El campo de Estados Unidos se nutre principalmente de jornaleros mexicanos que, junto con los agricultores para los que trabajan, son el motor del sector primario del país. Al menos la mitad de estos trabajadores agrícolas inmigrantes desempeña su labor sin permiso de trabajo.

Son las tres de la madrugada de un día cualquiera de agosto en la ciudad de El Paso. Las calles del centro son un hervidero de jornaleros, contratistas y capataces. En cada esquina grupos de trabajadores esperan a que las furgonetas o autobuses de los ranchos los trasladen a las fincas en las que recogerán chile durante toda la jornada. Les aguarda un largo día de trabajo y duras condiciones laborales. Del ritmo apresurado que consigan mantener para llenar los botes y la calidad de la cosecha que va en ellos dependerá su salario, que fluctúa entre los 60 y los 100 dólares al día.

Lo que queda de tiempo y energía apenas alcanza para volver a casa, ducha, cena y a dormir para poder levantarse nuevamente a las 2 de la mañana.

Este fenómeno de migraciones y desplazamientos de los trabajadores del campo no es exclusivo de la frontera estadounidense.

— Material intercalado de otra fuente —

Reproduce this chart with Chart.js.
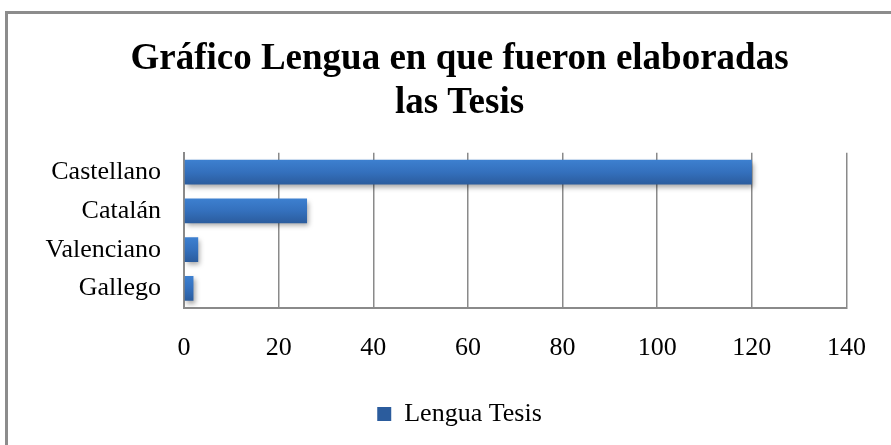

Existe un flujo internacional de mano de obra que ha venido a sumarse al de los productos y los capitales.

La protección de los derechos humanos de estos trabajadores, así como un marco de trabajo legal que garantice condiciones laborales y salarios dignos evidencian el nivel democrático del país receptor y sin duda favorecen la cohesión social, ya que contribuyen a erradicar la desigualdad y la discriminación.